Naushad proceeded to explain to us about how, even in the face of the cult status that Rajendra Kumar by then commanded as a hero, Andaz and Dilip Kumar remained a screen fantasy with that performer. ‘What he wants could be attempted, certainly, but who’s to create a Mehboob-visualized script in which those four songs would just float along the storyline?’ wondered Naushad, adding: ‘Remember, such an Andaz script happens, it doesn’t get written. It certainly doesn’t get re-written. Even assuming that I break with Shakeel and Rafi alike – and I see no valid reason for doing that – how do I reproduce the piano persona of Dilip Kumar vis-à-vis Nargis? In vain have I tried sketching out for Rajendra Kumar that an Andaz comes only in its time. But he is adamant that I conjure four Andaz style solos and get them recorded, on the dot, in the vocals of Mukesh.’

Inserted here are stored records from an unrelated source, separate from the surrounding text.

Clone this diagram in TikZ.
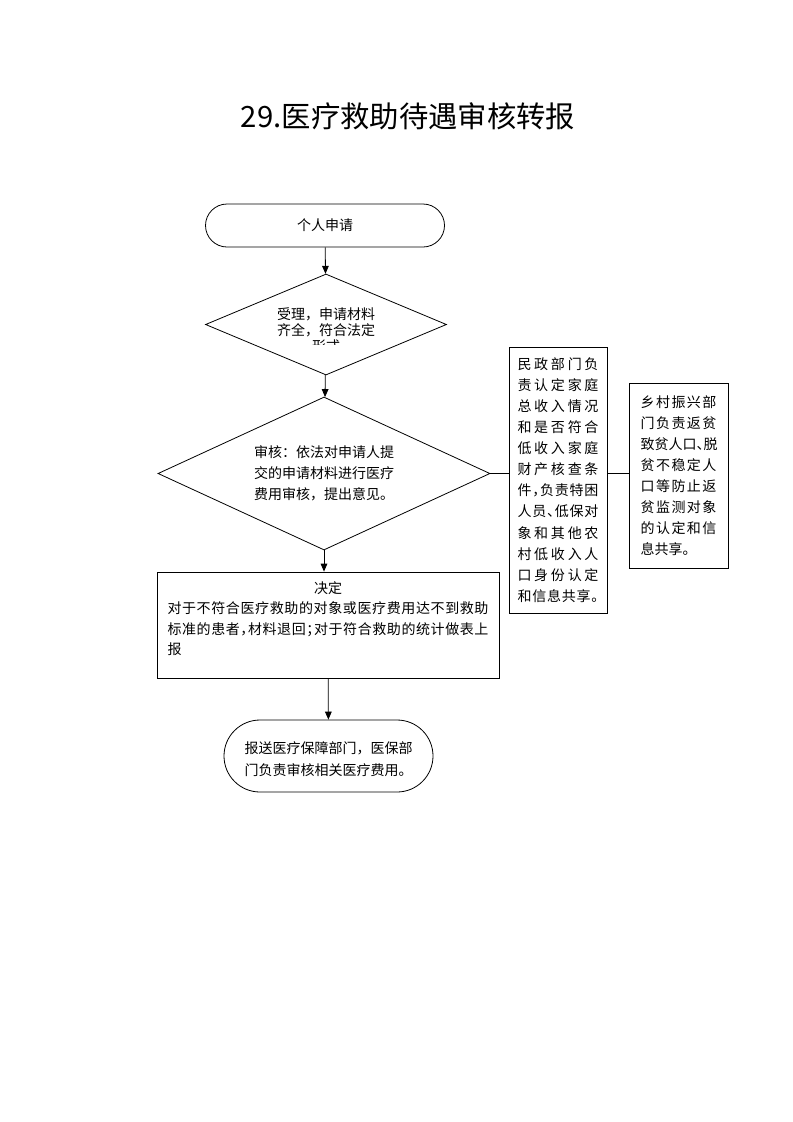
\documentclass[tikz,border=0pt]{standalone}
\usepackage{fontspec}
\setmainfont{Noto Sans CJK SC}
\usetikzlibrary{arrows.meta,shapes.geometric,shapes.misc}

\newcommand\halfpunct[1]{\makebox[0.5em][l]{#1}}
\newcommand\spreadline[2]{\makebox[#1][s]{\spreadfirst#2\relax}}
\def\spreadfirst#1{\ifx\relax#1\else#1\expandafter\spreadnext\fi}
\def\spreadnext#1{\ifx\relax#1\else\hfill#1\expandafter\spreadnext\fi}

\begin{document}
\begin{tikzpicture}[x=0.75pt,y=-0.75pt,line width=0.6pt,>={Triangle[length=6pt,width=5pt]},
  font=\fontsize{10.5}{15.8}\selectfont,
  terminal/.style={draw,rounded rectangle,inner sep=0pt},
  decision/.style={draw,diamond,inner sep=0pt},
  process/.style={draw,rectangle,inner sep=0pt}]

\useasboundingbox (0,0) rectangle (793,1122);

\node (title) at (408,116) {\fontsize{22}{26}\selectfont 29.医疗救助待遇审核转报};

\node[terminal,minimum width=179.25pt,minimum height=32.25pt] (apply) at (325,225.5) {个人申请};

\node[decision,aspect=2.4,minimum width=180.75pt,minimum height=75.75pt] (accept) at (326,324.5) {};

\begin{scope}
\clip (240,300) rectangle (410,344);
\node[align=center,font=\fontsize{10.5}{12}\selectfont] (accepttext) at (326,330) {受理，申请材料\\齐全，符合法定\\形式};
\end{scope}

\node[decision,aspect=2.17,minimum width=249pt,minimum height=114.75pt,align=center] (review) at (324,473.5)
{审核：依法对申请人提\\交的申请材料进行医疗\\费用审核，提出意见。};

\node[process,minimum width=256.5pt,minimum height=79.5pt] (decide) at (328,625) {};

\node[anchor=north,inner sep=0pt,text width=240.75pt,align=left,font=\fontsize{10.5}{15.4}\selectfont] (decidetext) at (328,581)
{\makebox[240.75pt]{决定}\\
\spreadline{240.75pt}{对于不符合医疗救助的对象或医疗费用达不到救助}\\
\spreadline{240.75pt}{标准的患者{\halfpunct{，}}材料退回{\halfpunct{；}}对于符合救助的统计做表上}\\
报};

\node[terminal,minimum width=156.75pt,minimum height=54pt,align=center,font=\fontsize{10.5}{16.5}\selectfont] (report) at (328.5,756)
{\vphantom{报}\\[-12pt]报送医疗保障部门，医保部\\门负责审核相关医疗费用。};

\node[process,minimum width=73.5pt,minimum height=199.5pt,text width=60.75pt,align=left] (civil) at (558,480)
{\spreadline{60.75pt}{民政部门负}\\
\spreadline{60.75pt}{责认定家庭}\\
\spreadline{60.75pt}{总收入情况}\\
\spreadline{60.75pt}{和是否符合}\\
\spreadline{60.75pt}{低收入家庭}\\
\spreadline{60.75pt}{财产核查条}\\
\spreadline{60.75pt}{件{\halfpunct{，}}负责特困}\\
\spreadline{60.75pt}{人员{\halfpunct{、}}低保对}\\
\spreadline{60.75pt}{象和其他农}\\
\spreadline{60.75pt}{村低收入人}\\
\spreadline{60.75pt}{口身份认定}\\
\spreadline{60.75pt}{和信息共享{\halfpunct{。}}}};

\node[process,minimum width=74.25pt,minimum height=138.75pt,text width=57pt,align=left] (rural) at (678.5,475.5)
{\spreadline{57pt}{乡村振兴部}\\
\spreadline{57pt}{门负责返贫}\\
\spreadline{57pt}{致贫人口{\halfpunct{、}}脱}\\
\spreadline{57pt}{贫不稳定人}\\
\spreadline{57pt}{口等防止返}\\
\spreadline{57pt}{贫监测对象}\\
\spreadline{57pt}{的认定和信}\\
息共享。};

\draw[->] (apply) -- (accept);

\draw[->] (accept) -- (review);

\draw[->] (review) -- (review.south |- decide.north);

\draw[->] (decide) -- (report);

\draw (review.east) -- (review.east -| civil.west);

\draw (civil.east |- review.east) -- (rural.west |- review.east);

\end{tikzpicture}
\end{document}
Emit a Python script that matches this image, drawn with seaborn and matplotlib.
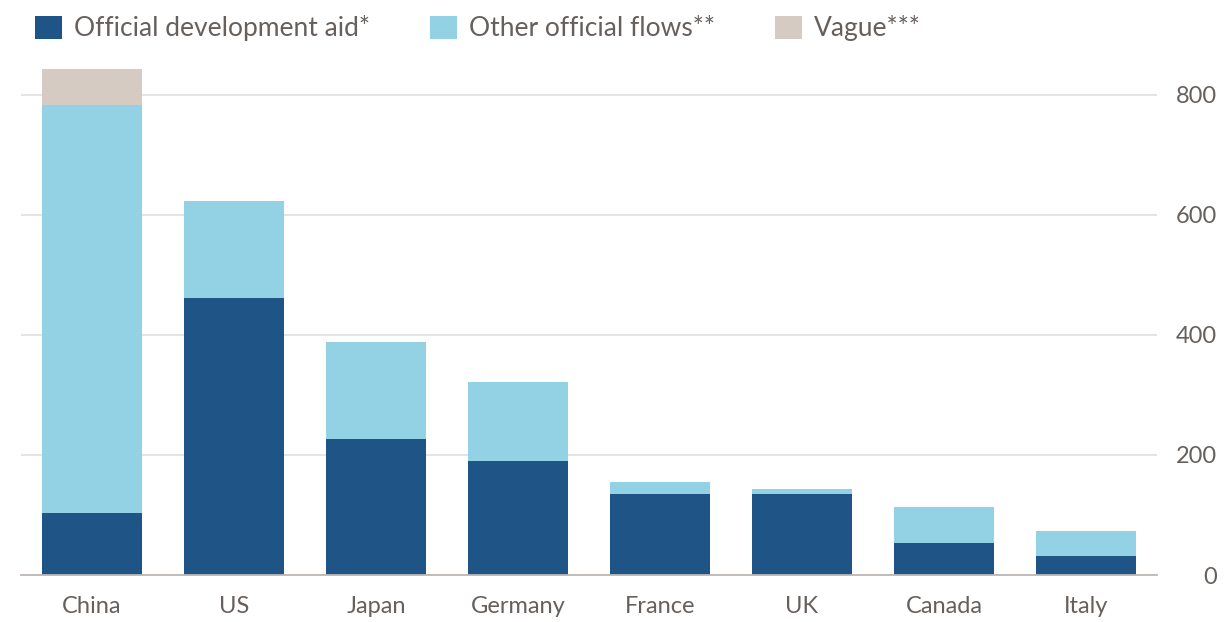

‘First and foremost, Naushad Saab,’ I interjected, ‘do you genuinely feel that you could re-evoke four such Andaz heart-touchers as Hum aaj kahein, Tu kahe agar, Toote na dil toote na and Jhoom jhoom ke naacho aaj? You would be touchingly getting back to that piquant piano, I agree. But even as you do so, you would be called upon to think Mukesh, you would be required to tune Majrooh. Do you really feel that you could do that a full 16 years after it all came to pass in Mehboob’s Andaz?’
‘You have a point there,’ responded Naushad. ‘I’ve got so used to Shakeel coming for a song sitting, to Rafi following him – when we’re ready with the melody for that singer – that I would be needing to revolutionize my thinking to accommodate Mukesh and Majrooh together in 1965-66. Never forget that Mukesh – by the [end-March] 1949 stage when Andaz came to be released – had drawn away from me. Mukesh, therefore, would be needing now – unlike in the case of Rafi – to be engaging in no end of rehearsing to be able to get his fresh Andaz act together. What is more, I would be called upon to place myself back in time – so to speak – to return to the 1947–48 season of youth as the backdrop against which I created the music of Andaz. I had no inhibitions then about working with Mukesh. I was still fresh in films, my idea windows were open, so that I was much more amenable to change. But the years have brought with them a powerhouse of knowledge from which I just can’t help drawing at a level more mature, more informed. Gone is that devil-take-the-hindmost attitude by which I so resiliently adjusted to the purely straight-line vocals of Mukesh.’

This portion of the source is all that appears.